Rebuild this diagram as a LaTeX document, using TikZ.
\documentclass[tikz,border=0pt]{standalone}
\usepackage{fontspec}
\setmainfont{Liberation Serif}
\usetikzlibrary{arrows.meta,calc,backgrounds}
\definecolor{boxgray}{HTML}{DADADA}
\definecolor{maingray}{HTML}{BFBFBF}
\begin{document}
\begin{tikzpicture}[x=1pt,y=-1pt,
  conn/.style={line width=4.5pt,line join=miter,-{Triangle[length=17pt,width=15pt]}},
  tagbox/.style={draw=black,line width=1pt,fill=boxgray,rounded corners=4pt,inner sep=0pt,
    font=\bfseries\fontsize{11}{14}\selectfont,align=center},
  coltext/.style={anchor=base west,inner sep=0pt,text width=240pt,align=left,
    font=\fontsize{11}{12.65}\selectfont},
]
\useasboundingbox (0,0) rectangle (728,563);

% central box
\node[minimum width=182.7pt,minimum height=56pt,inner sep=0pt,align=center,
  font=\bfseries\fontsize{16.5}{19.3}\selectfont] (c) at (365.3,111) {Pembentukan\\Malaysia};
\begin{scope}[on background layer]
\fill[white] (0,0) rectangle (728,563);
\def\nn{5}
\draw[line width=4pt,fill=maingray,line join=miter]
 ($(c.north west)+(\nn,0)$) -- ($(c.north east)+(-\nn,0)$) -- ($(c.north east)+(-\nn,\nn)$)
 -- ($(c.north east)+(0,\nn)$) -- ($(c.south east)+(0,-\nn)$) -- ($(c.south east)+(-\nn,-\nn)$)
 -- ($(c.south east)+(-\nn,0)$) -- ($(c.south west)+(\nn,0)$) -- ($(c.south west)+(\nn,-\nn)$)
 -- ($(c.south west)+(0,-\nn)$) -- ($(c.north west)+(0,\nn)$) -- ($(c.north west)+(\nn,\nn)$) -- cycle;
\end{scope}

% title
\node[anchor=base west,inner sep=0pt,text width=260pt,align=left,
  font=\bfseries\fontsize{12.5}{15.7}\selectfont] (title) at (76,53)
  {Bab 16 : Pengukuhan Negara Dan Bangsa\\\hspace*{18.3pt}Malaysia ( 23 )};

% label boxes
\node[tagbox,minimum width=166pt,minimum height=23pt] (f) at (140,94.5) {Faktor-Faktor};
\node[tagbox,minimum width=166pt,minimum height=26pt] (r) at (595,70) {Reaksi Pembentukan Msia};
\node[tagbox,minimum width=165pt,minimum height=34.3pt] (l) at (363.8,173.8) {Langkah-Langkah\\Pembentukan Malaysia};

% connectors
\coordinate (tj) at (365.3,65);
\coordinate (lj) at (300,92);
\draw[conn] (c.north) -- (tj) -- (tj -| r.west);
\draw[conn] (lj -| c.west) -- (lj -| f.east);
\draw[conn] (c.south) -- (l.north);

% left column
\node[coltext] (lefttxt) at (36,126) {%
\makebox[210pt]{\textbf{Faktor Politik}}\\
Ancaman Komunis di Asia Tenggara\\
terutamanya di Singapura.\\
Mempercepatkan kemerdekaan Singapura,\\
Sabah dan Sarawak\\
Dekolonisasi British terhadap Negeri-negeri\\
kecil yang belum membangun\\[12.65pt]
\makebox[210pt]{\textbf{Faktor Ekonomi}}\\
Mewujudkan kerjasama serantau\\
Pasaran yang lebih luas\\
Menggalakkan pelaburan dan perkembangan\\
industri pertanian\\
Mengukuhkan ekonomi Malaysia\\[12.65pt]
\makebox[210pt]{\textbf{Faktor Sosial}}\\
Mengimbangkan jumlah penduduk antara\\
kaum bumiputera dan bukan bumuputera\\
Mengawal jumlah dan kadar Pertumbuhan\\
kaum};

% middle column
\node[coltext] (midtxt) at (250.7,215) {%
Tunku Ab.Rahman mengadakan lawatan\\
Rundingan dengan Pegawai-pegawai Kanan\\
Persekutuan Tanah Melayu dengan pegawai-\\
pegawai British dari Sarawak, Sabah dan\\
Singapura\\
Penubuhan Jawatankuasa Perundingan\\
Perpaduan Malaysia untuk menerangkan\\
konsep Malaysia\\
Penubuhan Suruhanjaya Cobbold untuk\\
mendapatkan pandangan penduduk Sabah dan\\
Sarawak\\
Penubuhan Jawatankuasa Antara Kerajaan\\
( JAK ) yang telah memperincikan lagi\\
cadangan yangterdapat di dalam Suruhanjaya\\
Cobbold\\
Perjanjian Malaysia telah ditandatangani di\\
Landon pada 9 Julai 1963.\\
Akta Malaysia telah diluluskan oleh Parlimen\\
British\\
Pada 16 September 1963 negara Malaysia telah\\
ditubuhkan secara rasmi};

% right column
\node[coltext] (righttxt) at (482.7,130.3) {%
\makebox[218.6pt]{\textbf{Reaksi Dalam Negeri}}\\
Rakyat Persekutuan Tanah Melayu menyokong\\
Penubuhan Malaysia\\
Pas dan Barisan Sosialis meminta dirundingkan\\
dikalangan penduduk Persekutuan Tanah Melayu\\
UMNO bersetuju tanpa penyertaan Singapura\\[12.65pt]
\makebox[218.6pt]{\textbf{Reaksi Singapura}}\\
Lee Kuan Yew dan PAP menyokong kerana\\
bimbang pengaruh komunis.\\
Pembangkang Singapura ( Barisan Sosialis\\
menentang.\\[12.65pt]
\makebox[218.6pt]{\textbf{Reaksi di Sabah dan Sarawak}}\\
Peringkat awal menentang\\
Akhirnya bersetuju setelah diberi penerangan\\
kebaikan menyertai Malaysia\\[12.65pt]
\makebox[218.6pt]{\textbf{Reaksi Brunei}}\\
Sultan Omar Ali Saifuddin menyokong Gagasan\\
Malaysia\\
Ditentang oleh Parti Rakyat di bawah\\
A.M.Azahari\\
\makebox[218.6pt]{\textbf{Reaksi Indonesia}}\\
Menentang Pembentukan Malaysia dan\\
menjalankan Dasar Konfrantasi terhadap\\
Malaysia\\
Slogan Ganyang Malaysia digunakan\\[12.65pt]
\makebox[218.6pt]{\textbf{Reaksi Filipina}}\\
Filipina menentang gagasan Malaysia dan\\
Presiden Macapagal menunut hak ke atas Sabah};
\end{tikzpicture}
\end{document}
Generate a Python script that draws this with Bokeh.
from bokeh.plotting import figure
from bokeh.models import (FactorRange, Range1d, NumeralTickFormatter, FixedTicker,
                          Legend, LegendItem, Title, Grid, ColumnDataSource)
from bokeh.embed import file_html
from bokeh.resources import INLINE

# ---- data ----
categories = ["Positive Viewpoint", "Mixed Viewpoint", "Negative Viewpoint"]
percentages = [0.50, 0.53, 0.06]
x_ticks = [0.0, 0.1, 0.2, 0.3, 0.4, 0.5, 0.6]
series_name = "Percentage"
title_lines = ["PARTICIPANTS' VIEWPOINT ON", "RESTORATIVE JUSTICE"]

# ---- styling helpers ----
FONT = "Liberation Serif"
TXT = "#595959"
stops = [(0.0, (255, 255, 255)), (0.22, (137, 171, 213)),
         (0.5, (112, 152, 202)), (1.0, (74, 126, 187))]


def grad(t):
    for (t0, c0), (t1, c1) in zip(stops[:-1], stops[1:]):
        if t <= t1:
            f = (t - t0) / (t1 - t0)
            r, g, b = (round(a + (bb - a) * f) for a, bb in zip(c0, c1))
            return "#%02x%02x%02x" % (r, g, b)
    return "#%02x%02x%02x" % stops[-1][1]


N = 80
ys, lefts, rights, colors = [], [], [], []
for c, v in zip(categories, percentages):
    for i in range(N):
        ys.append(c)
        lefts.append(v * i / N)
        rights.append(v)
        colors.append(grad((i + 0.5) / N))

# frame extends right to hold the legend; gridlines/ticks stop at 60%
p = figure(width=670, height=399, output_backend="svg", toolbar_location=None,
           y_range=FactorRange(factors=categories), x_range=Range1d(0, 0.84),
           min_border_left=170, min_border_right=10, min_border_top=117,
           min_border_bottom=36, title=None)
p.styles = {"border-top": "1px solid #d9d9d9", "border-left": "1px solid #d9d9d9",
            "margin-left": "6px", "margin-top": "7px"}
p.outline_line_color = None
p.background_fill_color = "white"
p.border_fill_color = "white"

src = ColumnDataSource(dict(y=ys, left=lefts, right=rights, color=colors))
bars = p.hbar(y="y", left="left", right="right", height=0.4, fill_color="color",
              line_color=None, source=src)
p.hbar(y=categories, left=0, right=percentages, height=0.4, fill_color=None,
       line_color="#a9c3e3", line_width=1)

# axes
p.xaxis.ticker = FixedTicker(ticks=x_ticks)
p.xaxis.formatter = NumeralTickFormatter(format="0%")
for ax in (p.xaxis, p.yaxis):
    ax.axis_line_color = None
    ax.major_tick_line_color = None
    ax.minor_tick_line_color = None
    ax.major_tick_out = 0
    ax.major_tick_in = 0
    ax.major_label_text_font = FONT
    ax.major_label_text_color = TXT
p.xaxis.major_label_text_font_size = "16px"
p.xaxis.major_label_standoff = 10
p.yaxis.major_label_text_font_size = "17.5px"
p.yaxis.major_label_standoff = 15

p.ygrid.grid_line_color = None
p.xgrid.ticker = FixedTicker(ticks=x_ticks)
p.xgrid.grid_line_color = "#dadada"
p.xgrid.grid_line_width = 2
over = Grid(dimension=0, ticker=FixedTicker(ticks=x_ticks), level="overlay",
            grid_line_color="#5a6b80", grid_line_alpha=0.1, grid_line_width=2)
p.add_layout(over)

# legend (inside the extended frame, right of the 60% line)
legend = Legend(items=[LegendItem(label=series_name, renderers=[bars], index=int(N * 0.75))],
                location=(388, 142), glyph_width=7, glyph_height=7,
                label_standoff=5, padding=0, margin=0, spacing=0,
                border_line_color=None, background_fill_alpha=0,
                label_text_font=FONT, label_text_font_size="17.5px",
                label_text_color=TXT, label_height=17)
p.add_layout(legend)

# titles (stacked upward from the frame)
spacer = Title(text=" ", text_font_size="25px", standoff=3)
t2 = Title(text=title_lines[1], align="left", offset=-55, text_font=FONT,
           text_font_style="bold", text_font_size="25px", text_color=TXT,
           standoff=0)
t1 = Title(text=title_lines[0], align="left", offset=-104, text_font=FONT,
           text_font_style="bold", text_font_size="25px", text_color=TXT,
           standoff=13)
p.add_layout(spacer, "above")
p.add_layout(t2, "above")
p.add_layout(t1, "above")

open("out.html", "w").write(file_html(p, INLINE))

WHAT IS REQUIRED
Emit an exact copy of the lines spanning the start of the records to the line containing "16 : Pengukuhan", inclusive, and no other output.

RESPONSE TO THIS TASK
Rebuild this diagram as a LaTeX document, using TikZ.
\documentclass[tikz,border=0pt]{standalone}
\usepackage{fontspec}
\setmainfont{Liberation Serif}
\usetikzlibrary{arrows.meta,calc,backgrounds}
\definecolor{boxgray}{HTML}{DADADA}
\definecolor{maingray}{HTML}{BFBFBF}
\begin{document}
\begin{tikzpicture}[x=1pt,y=-1pt,
  conn/.style={line width=4.5pt,line join=miter,-{Triangle[length=17pt,width=15pt]}},
  tagbox/.style={draw=black,line width=1pt,fill=boxgray,rounded corners=4pt,inner sep=0pt,
    font=\bfseries\fontsize{11}{14}\selectfont,align=center},
  coltext/.style={anchor=base west,inner sep=0pt,text width=240pt,align=left,
    font=\fontsize{11}{12.65}\selectfont},
]
\useasboundingbox (0,0) rectangle (728,563);

% central box
\node[minimum width=182.7pt,minimum height=56pt,inner sep=0pt,align=center,
  font=\bfseries\fontsize{16.5}{19.3}\selectfont] (c) at (365.3,111) {Pembentukan\\Malaysia};
\begin{scope}[on background layer]
\fill[white] (0,0) rectangle (728,563);
\def\nn{5}
\draw[line width=4pt,fill=maingray,line join=miter]
 ($(c.north west)+(\nn,0)$) -- ($(c.north east)+(-\nn,0)$) -- ($(c.north east)+(-\nn,\nn)$)
 -- ($(c.north east)+(0,\nn)$) -- ($(c.south east)+(0,-\nn)$) -- ($(c.south east)+(-\nn,-\nn)$)
 -- ($(c.south east)+(-\nn,0)$) -- ($(c.south west)+(\nn,0)$) -- ($(c.south west)+(\nn,-\nn)$)
 -- ($(c.south west)+(0,-\nn)$) -- ($(c.north west)+(0,\nn)$) -- ($(c.north west)+(\nn,\nn)$) -- cycle;
\end{scope}

% title
\node[anchor=base west,inner sep=0pt,text width=260pt,align=left,
  font=\bfseries\fontsize{12.5}{15.7}\selectfont] (title) at (76,53)
  {Bab 16 : Pengukuhan Negara Dan Bangsa\\\hspace*{18.3pt}Malaysia ( 23 )};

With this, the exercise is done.